New figures from the U.S. Bureau of Labor Statistics showed that the consumer price index rose 0.6% in April on a seasonally adjusted basis, pushing annual inflation to 3.8%, the highest level since May 2023 and slightly above market expectations. Energy prices climbed 17.9% year over year and accounted for more than 40% of the monthly increase. Core inflation, which excludes food and energy, increased 0.4% during the month and 2.8% annually. The stronger inflation reading led traders to increase expectations for another Federal Reserve rate hike later this year, with market pricing implying roughly a 30% probability before year end.
The inflation surge has become closely tied to instability in the Middle East. President Donald Trump said the ceasefire between the United States and Iran was on “life support” as negotiations over Tehran’s nuclear program deteriorated. Washington has demanded major reductions in Iran’s nuclear activities, while Tehran has insisted on reopening the Strait of Hormuz before resuming talks. Oil markets reacted sharply. Brent crude traded above $105 per barrel on Tuesday while West Texas Intermediate hovered near $99. Both benchmarks had already gained about 2.8% in the previous session. U.S. gasoline prices rose 28.4% from a year earlier, adding further inflation pressure.
Japanese authorities now face renewed challenges in defending the yen. The Ministry of Finance is believed to have spent nearly 10 trillion yen, or around $67 billion, intervening in currency markets since late April. Operations reportedly took place on April 30 and during the Golden Week holiday period in early May. Those actions briefly strengthened the yen to 155.02 per dollar on May 7, but the gains quickly faded as structural pressures returned. The wide interest rate gap between the United States and Japan, combined with rising Japanese energy import costs, has continued to weaken the currency.

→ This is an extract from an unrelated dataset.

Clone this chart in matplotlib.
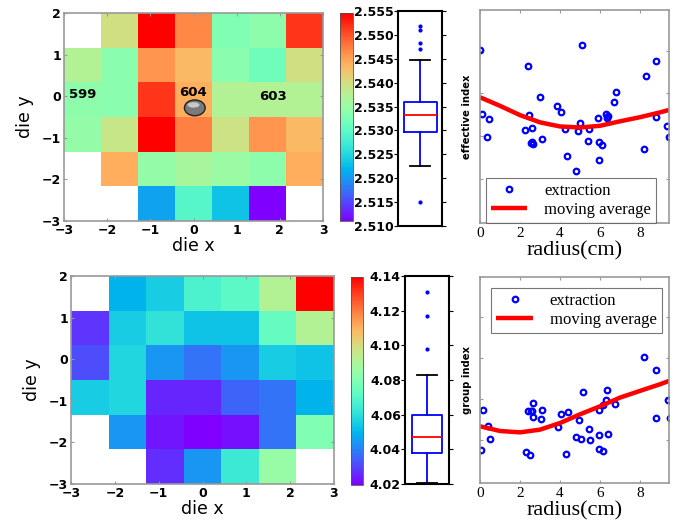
import numpy as np
import matplotlib
matplotlib.use('Agg')
import matplotlib.pyplot as plt
from matplotlib.patches import Ellipse

# ---- die maps (rows from top y=2 down to y=-3, columns x=-3..3) ----
nan = np.nan
eff_map = [
    [nan, 2.5397, 2.5550, 2.5469, 2.5325, 2.5339, 2.5519],
    [2.5370, 2.5334, 2.5460, 2.5433, 2.5334, 2.5312, 2.5397],
    [2.5339, 2.5334, 2.5519, 2.5442, 2.5370, 2.5370, 2.5370],
    [2.5343, 2.5388, 2.5550, 2.5474, 2.5393, 2.5460, 2.5433],
    [nan, 2.5442, 2.5343, 2.5361, 2.5348, 2.5339, 2.5442],
    [nan, nan, 2.5199, 2.5289, 2.5226, 2.5100, nan],
]
grp_map = [
    [nan, 4.0500, 4.0560, 4.0680, 4.0716, 4.0920, 4.1400],
    [4.0284, 4.0560, 4.0620, 4.0536, 4.0536, 4.0740, 4.0920],
    [4.0320, 4.0584, 4.0440, 4.0380, 4.0440, 4.0560, 4.0536],
    [4.0560, 4.0584, 4.0260, 4.0260, 4.0356, 4.0380, 4.0500],
    [nan, 4.0440, 4.0236, 4.0200, 4.0224, 4.0380, 4.0800],
    [nan, nan, 4.0272, 4.0440, 4.0644, 4.0860, nan],
]
eff_range = (2.510, 2.555)
grp_range = (4.02, 4.14)
eff_ticks = [2.510, 2.515, 2.520, 2.525, 2.530, 2.535, 2.540, 2.545, 2.550, 2.555]
grp_ticks = [4.02, 4.04, 4.06, 4.08, 4.10, 4.12, 4.14]

die_labels = ['599', '604', '603']
die_label_x = [-2.56, -0.01, 1.84]
die_label_y = [0.05, 0.08, 0.0]
probe_xy = (0.03, -0.28)

# ---- box plot summaries ----
eff_box = dict(med=2.5333, q1=2.5297, q3=2.5360, whislo=2.5225, whishi=2.5448,
               fliers=[2.5518, 2.5510, 2.5483, 2.5470, 2.5150])
grp_box = dict(med=4.047, q1=4.038, q3=4.060, whislo=4.0205, whishi=4.083,
               fliers=[4.131, 4.117, 4.098])

# ---- radius scatter: effective index ----
eff_r = [0.0, 0.12, 0.47, 0.33, 2.42, 2.45, 2.25, 2.58, 2.6, 2.63, 2.53, 3.0, 3.08,
         3.87, 4.03, 4.25, 4.37, 4.78, 4.9, 5.02, 5.12, 5.43, 5.4, 5.88, 5.93, 5.95,
         6.12, 6.3, 6.37, 6.4, 6.68, 6.78, 8.18, 8.32, 8.8, 8.82, 9.37, 9.47]
eff_val = [2.5504, 2.5317, 2.5302, 2.5251, 2.5456, 2.5315, 2.5272, 2.5277, 2.5235,
           2.5230, 2.5232, 2.5366, 2.5245, 2.5341, 2.5322, 2.5273, 2.5194, 2.5150,
           2.5268, 2.5292, 2.5518, 2.5274, 2.5240, 2.5306, 2.5236, 2.5184, 2.5226,
           2.5317, 2.5307, 2.5312, 2.5351, 2.5380, 2.5214, 2.5428, 2.5471, 2.5308,
           2.5281, 2.5251]
eff_avg_r = [0, 1, 2, 3, 4, 5, 6, 7, 8, 9, 9.45]
eff_avg = [2.5366, 2.5341, 2.5314, 2.5293, 2.5281, 2.5278, 2.5283, 2.5296, 2.5308,
           2.5322, 2.5329]

# ---- radius scatter: group index ----
grp_r = [0.03, 0.17, 0.38, 0.52, 2.3, 2.5, 2.42, 2.53, 2.6, 2.67, 2.67, 3.08, 3.05,
         3.92, 4.03, 4.3, 4.42, 4.8, 4.93, 5.03, 5.13, 5.45, 5.48, 5.93, 5.97, 5.93,
         6.13, 6.13, 6.3, 6.37, 6.42, 6.75, 8.22, 8.8, 8.8, 9.38, 9.48]
grp_val = [4.0287, 4.0721, 4.0548, 4.0401, 4.0258, 4.0228, 4.0714, 4.0714, 4.0714,
           4.0802, 4.0648, 4.0721, 4.0629, 4.0537, 4.0677, 4.0243, 4.0703, 4.0427,
           4.0611, 4.0401, 4.0924, 4.0511, 4.0397, 4.0445, 4.0721, 4.0298, 4.0272,
           4.0784, 4.0839, 4.0949, 4.0464, 4.0787, 4.1310, 4.1170, 4.0640, 4.0839,
           4.0640]
grp_avg_r = [0, 1, 2, 3, 4, 5, 6, 7, 8, 9, 9.45]
grp_avg = [4.0545, 4.0493, 4.0478, 4.0508, 4.0581, 4.0677, 4.0765, 4.0861, 4.0935,
           4.1008, 4.1045]

W, H = 689, 524
fig = plt.figure(figsize=(W / 100, H / 100), dpi=100)


def box_px(l, t, r, b):
    return fig.add_axes([l / W, 1 - b / H, (r - l) / W, (b - t) / H])


def die_map(ax, vals, rng):
    im = ax.imshow(np.array(vals), cmap='rainbow', vmin=rng[0], vmax=rng[1],
                   extent=[-3, 3, -3, 2], aspect='auto', interpolation='nearest')
    ax.set_xlim(-3, 3)
    ax.set_ylim(-3, 2)
    ax.set_xticks(range(-3, 4))
    ax.set_yticks(range(-3, 3))
    ax.tick_params(labelsize=9, direction='in', length=2, color='#999999',
                   top=True, right=True, pad=2)
    for lab in ax.get_xticklabels() + ax.get_yticklabels():
        lab.set_fontweight('bold')
    for s in ax.spines.values():
        s.set_color('#999999')
        s.set_linewidth(1.2)
    ax.set_xlabel('die x', fontsize=12.5, labelpad=0)
    ax.set_ylabel('die y', fontsize=12.5, labelpad=6)
    return im


def cbar(cax, im):
    cb = fig.colorbar(im, cax=cax)
    cb.set_ticks([])
    cb.outline.set_linewidth(0.6)
    cb.outline.set_edgecolor('#555555')


def box(ax, stats, rng, ticks, fmt, width):
    ax.bxp([stats], positions=[1], widths=width, showfliers=True,
           boxprops=dict(color='blue', linewidth=1.3),
           whiskerprops=dict(color='blue', linewidth=1.3, linestyle='-'),
           capprops=dict(color='black', linewidth=1.3),
           medianprops=dict(color='red', linewidth=1.3),
           flierprops=dict(marker='.', markersize=4, markerfacecolor='blue',
                           markeredgecolor='blue'),
           capwidths=0.45)
    ax.set_xlim(0.5, 1.5)
    ax.set_ylim(*rng)
    ax.set_xticks([])
    ax.set_yticks(ticks)
    ax.set_yticklabels([fmt % t for t in ticks], fontweight='bold', fontsize=9)
    ax.tick_params(axis='y', direction='out', length=3, pad=0, right=True)
    for s in ax.spines.values():
        s.set_linewidth(1.5)


def radius_plot(ax, r, v, ar, av, ylim, ylabel, legloc, leganchor):
    ax.plot(r, v, 'o', mfc='none', mec='blue', mew=1.6, ms=4, label='extraction')
    ax.plot(ar, av, color='red', linewidth=3.2, label='moving average',
            solid_capstyle='butt')
    ax.set_xlim(0, 9.45)
    ax.set_ylim(*ylim)
    ax.set_xticks([0, 2, 4, 6, 8])
    ax.set_yticks(np.linspace(ylim[0], ylim[1], 6)[1:5] + (ylim[1] - ylim[0]) * 0.008)
    ax.set_yticklabels([])
    ax.tick_params(direction='in', length=2, color='#999999', top=True, right=True,
                   labelsize=11, pad=3)
    for lab in ax.get_xticklabels():
        lab.set_fontfamily('Liberation Serif')
    for s in ax.spines.values():
        s.set_color('#999999')
        s.set_linewidth(1.2)
    ax.set_xlabel('radius(cm)', fontsize=16, family='Liberation Serif', labelpad=1)
    ax.set_ylabel(ylabel, fontsize=8, fontweight='bold', fontstretch='condensed',
                  labelpad=3)
    leg = ax.legend(loc=legloc, bbox_to_anchor=leganchor, fancybox=False,
                    prop=dict(family='Liberation Serif', size=12),
                    handlelength=2.2, borderpad=0.3, labelspacing=0.2,
                    handletextpad=1.0, borderaxespad=0)
    leg.get_frame().set_edgecolor('#555555')
    leg.get_frame().set_linewidth(0.8)


# top row: effective index
ax1 = box_px(64, 13, 323, 221)
im1 = die_map(ax1, eff_map, eff_range)
for t, x, y in zip(die_labels, die_label_x, die_label_y):
    ax1.text(x, y, t, fontsize=9.5, fontweight='bold', ha='center', va='center')
ax1.add_patch(Ellipse(probe_xy, 0.48, 0.38, facecolor='#7a7a7a', edgecolor='#222222',
                      linewidth=1.0, zorder=5))
ax1.add_patch(Ellipse((probe_xy[0] - 0.03, probe_xy[1] + 0.07), 0.28, 0.13,
                      facecolor='#c8c8c8', edgecolor='none', zorder=6))
cbar(box_px(340, 13, 353, 221), im1)
box(box_px(398, 11, 442, 226), eff_box, eff_range, eff_ticks, '%.3f', 0.75)
radius_plot(box_px(480, 10, 669, 223), eff_r, eff_val, eff_avg_r, eff_avg,
            (2.500, 2.562), 'effective index', 'lower left', (0.03, 0.0))

# bottom row: group index
ax2 = box_px(71, 276, 334, 484)
im2 = die_map(ax2, grp_map, grp_range)
cbar(box_px(351, 277, 363, 485), im2)
box(box_px(405, 276, 449, 484), grp_box, grp_range, grp_ticks, '%.2f', 0.7)
radius_plot(box_px(480, 277, 669, 483), grp_r, grp_val, grp_avg_r, grp_avg,
            (3.992, 4.219), 'group index', 'upper left', (0.06, 0.947))

fig.savefig('out.png', dpi=100)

After Tuesday’s meeting, Katayama said both governments were fully aligned on recent currency fluctuations and that Japan’s position had received complete support from Washington. Bessent stated that both sides agreed excessive volatility was undesirable and pledged continued coordination with Japanese officials. Markets interpreted the comments as diplomatic backing for unilateral Japanese intervention, though not a signal of coordinated dollar selling by both governments.
Attention has also shifted toward the next policy decision from the Bank of Japan. Minutes from the central bank’s April 27 and 28 meeting showed several board members favoring another rate increase soon, with one explicitly mentioning June as a possible timeline. The board voted 6 to 3 to keep the benchmark rate at 0.75%, the most divided decision since 2016. Interest rate swaps now indicate a 77% probability of a Bank of Japan rate increase during the June 15 and 16 meeting, as policymakers respond to rising inflation driven by higher oil prices and persistent weakness in the yen.